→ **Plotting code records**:

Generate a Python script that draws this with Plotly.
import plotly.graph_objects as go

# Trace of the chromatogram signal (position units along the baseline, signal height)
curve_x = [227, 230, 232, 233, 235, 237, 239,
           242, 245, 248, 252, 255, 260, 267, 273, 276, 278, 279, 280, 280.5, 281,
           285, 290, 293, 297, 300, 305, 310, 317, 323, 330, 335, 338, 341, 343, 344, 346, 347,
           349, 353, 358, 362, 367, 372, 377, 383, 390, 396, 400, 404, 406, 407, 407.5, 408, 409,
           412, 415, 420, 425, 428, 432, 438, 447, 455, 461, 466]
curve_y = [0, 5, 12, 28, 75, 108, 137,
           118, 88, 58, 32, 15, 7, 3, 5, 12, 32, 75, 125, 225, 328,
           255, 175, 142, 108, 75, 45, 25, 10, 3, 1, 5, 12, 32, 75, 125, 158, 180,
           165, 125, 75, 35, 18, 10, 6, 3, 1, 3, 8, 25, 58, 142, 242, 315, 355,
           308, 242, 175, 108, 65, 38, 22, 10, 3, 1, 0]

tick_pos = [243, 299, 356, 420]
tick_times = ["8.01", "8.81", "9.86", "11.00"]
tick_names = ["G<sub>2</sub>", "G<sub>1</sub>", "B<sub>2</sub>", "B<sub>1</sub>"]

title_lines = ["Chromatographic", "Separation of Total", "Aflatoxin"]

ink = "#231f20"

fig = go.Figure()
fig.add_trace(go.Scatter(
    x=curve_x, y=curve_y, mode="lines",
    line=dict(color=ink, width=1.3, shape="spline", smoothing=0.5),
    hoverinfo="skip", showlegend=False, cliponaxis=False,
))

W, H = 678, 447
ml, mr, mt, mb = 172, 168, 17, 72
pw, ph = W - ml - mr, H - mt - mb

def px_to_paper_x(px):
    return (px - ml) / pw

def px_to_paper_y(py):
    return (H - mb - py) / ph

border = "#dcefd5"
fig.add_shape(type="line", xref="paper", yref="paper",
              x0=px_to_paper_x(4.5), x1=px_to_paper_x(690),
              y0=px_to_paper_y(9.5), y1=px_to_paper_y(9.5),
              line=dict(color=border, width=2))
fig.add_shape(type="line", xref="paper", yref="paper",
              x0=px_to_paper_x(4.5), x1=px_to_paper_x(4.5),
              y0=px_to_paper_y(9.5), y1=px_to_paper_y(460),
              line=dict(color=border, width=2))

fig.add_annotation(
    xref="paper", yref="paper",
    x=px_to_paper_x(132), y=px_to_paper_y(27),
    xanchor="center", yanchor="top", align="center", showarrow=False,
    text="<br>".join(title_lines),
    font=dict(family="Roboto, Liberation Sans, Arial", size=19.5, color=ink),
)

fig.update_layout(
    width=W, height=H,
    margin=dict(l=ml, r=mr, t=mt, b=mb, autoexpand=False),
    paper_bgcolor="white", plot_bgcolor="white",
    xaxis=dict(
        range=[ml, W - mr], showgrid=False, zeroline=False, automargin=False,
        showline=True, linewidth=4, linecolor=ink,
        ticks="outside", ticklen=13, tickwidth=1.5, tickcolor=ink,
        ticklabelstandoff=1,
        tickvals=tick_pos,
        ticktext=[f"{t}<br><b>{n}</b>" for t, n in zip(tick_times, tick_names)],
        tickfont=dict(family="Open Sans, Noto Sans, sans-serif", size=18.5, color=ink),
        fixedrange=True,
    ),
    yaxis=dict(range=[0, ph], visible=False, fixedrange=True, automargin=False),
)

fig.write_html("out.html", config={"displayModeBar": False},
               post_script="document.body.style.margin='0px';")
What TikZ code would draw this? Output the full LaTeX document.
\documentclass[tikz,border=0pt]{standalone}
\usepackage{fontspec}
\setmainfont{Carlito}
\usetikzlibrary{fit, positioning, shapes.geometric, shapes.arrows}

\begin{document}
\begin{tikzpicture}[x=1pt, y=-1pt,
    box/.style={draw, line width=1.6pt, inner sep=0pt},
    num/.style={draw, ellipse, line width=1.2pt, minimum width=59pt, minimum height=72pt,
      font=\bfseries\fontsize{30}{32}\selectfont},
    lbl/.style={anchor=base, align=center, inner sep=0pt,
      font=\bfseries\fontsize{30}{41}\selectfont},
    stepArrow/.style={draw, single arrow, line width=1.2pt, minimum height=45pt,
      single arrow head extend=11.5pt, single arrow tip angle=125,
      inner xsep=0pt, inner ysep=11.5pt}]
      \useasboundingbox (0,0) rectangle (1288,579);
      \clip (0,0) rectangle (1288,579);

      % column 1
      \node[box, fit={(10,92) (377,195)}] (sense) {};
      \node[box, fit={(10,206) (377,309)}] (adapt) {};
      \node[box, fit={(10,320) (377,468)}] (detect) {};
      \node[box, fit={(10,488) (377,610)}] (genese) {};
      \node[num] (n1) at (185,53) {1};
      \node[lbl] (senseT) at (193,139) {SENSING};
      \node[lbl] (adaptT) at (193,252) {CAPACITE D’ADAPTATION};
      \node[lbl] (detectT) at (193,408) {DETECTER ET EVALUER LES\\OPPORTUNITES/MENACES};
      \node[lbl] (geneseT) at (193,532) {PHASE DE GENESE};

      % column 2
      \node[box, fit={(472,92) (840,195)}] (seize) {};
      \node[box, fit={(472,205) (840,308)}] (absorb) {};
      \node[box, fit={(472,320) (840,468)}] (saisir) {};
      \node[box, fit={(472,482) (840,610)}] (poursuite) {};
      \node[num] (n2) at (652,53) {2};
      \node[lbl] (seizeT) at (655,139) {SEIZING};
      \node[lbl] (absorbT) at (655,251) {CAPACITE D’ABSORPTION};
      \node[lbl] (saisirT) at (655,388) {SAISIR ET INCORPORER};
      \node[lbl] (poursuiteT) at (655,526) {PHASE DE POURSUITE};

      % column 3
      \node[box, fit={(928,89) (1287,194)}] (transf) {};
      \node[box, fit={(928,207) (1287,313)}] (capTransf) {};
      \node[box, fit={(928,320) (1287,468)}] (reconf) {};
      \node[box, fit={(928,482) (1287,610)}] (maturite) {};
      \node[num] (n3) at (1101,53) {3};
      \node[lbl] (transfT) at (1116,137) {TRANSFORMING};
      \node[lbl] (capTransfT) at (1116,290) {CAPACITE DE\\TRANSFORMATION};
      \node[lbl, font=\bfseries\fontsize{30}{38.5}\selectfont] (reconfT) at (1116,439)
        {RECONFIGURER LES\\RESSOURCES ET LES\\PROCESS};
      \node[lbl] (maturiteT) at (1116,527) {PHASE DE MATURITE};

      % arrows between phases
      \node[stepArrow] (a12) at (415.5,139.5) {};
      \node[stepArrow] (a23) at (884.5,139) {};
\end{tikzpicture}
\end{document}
...
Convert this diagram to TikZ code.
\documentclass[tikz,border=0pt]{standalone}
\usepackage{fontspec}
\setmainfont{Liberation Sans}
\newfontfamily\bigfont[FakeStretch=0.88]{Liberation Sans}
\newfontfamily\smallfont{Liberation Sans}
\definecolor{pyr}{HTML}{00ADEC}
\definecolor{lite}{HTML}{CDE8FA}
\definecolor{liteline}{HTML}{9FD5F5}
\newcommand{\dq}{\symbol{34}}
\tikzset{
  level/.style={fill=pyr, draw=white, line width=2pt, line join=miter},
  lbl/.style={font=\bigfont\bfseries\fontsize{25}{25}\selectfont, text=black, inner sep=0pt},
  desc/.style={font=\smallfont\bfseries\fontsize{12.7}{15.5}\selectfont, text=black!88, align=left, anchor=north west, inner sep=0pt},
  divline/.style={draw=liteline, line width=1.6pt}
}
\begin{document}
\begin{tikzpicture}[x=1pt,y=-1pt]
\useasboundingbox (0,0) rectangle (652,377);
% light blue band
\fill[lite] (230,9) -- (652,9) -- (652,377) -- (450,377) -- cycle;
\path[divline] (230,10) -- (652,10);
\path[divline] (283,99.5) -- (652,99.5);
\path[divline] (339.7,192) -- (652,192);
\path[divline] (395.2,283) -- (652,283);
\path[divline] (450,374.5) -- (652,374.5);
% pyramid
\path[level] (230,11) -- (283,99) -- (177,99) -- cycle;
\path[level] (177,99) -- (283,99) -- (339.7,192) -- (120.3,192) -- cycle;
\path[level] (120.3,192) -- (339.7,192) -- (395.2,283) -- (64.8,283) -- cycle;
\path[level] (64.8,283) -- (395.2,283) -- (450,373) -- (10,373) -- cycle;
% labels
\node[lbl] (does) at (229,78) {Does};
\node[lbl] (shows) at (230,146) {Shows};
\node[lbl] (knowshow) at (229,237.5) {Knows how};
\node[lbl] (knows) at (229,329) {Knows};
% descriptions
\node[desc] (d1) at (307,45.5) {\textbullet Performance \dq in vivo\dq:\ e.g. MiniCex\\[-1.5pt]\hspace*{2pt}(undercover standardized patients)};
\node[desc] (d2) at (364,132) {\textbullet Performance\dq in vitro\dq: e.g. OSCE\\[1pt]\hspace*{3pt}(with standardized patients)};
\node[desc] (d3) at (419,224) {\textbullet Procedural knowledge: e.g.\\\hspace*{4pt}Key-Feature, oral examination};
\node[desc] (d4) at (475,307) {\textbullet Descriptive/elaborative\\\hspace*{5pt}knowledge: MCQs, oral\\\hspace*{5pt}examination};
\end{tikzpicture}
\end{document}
--
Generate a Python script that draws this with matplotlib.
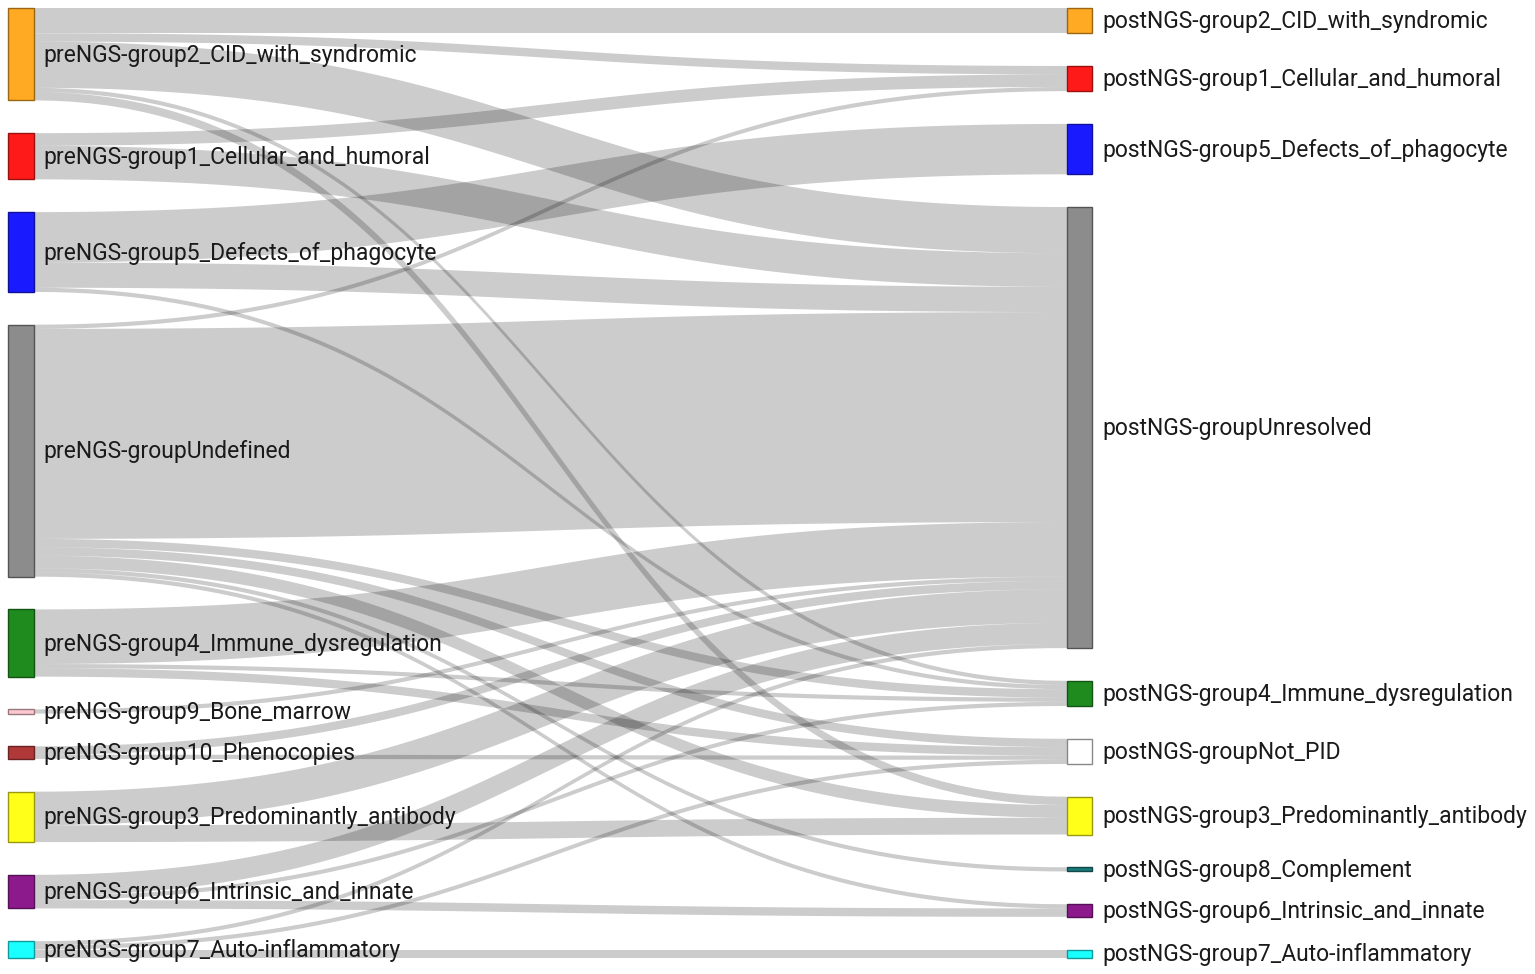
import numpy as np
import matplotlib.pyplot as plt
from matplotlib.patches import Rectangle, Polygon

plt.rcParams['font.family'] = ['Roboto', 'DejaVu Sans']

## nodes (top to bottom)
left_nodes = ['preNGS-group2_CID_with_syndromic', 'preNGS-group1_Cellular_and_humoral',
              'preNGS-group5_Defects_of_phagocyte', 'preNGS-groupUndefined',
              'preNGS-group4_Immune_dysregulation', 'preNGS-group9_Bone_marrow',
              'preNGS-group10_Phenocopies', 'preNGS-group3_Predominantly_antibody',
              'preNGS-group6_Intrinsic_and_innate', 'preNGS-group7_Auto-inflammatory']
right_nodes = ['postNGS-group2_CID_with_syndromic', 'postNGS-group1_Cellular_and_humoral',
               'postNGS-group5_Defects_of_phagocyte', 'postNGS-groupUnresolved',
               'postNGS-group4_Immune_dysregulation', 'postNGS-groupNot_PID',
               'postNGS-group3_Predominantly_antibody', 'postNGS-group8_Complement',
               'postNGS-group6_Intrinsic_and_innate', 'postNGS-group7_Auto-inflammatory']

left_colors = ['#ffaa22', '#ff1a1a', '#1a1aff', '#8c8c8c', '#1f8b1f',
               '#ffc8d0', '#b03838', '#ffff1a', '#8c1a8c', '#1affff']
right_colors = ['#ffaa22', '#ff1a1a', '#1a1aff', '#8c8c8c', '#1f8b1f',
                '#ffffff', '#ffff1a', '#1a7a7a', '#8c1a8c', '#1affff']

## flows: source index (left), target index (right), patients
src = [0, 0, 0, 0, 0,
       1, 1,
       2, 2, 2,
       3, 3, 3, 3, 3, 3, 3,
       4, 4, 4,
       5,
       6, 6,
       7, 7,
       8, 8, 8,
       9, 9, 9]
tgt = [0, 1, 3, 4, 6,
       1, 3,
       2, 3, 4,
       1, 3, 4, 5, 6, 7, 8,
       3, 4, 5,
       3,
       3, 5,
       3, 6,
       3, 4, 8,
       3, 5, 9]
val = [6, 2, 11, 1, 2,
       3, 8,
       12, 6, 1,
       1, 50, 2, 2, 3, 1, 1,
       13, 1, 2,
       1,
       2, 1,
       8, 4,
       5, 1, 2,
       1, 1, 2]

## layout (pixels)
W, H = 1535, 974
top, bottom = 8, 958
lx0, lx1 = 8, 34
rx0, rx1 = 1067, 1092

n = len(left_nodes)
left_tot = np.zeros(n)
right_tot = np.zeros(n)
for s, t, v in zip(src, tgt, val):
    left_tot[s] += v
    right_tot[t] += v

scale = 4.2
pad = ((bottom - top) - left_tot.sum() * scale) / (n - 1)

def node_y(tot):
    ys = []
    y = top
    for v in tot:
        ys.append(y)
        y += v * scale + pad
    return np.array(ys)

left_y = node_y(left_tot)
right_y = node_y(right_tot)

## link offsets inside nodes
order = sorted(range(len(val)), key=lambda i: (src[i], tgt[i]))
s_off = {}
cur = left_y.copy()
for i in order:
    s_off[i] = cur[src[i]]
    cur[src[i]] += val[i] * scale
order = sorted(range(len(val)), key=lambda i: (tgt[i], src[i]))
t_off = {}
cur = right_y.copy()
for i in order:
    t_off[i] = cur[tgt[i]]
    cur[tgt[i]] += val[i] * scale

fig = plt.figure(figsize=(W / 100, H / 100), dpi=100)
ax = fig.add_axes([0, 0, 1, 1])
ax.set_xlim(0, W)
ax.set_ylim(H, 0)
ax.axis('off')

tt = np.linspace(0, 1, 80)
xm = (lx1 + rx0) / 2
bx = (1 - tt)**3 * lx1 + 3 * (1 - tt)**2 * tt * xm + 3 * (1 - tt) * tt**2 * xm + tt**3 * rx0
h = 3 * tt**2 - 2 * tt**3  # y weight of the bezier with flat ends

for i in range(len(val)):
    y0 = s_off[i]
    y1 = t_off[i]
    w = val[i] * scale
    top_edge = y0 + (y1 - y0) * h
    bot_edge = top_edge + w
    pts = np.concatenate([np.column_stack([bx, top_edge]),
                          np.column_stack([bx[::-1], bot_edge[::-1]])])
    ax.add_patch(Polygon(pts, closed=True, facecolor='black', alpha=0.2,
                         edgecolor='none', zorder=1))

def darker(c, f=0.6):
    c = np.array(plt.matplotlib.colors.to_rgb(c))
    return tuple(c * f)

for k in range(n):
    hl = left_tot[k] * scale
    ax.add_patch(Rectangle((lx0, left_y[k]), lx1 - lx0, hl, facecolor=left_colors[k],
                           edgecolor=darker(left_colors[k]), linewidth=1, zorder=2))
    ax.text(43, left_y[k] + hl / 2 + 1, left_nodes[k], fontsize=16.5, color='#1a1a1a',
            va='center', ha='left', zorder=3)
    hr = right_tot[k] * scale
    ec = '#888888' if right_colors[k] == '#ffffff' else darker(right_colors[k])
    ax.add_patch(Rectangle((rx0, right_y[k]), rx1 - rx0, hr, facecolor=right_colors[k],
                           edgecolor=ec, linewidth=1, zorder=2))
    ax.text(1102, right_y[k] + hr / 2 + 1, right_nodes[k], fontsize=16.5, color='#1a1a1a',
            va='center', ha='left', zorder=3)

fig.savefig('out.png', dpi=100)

→ **Work to complete**:
Begin at the line containing "Generate a Python script that draws this with matplotlib.", end at the line containing "plt.rcParams['font.family'] = ['Roboto', 'DejaVu", and copy those lines word for word, both included. Skip pictures.

→ **Task solution**:
Generate a Python script that draws this with matplotlib.
import numpy as np
import matplotlib.pyplot as plt
from matplotlib.patches import Rectangle, Polygon

plt.rcParams['font.family'] = ['Roboto', 'DejaVu Sans']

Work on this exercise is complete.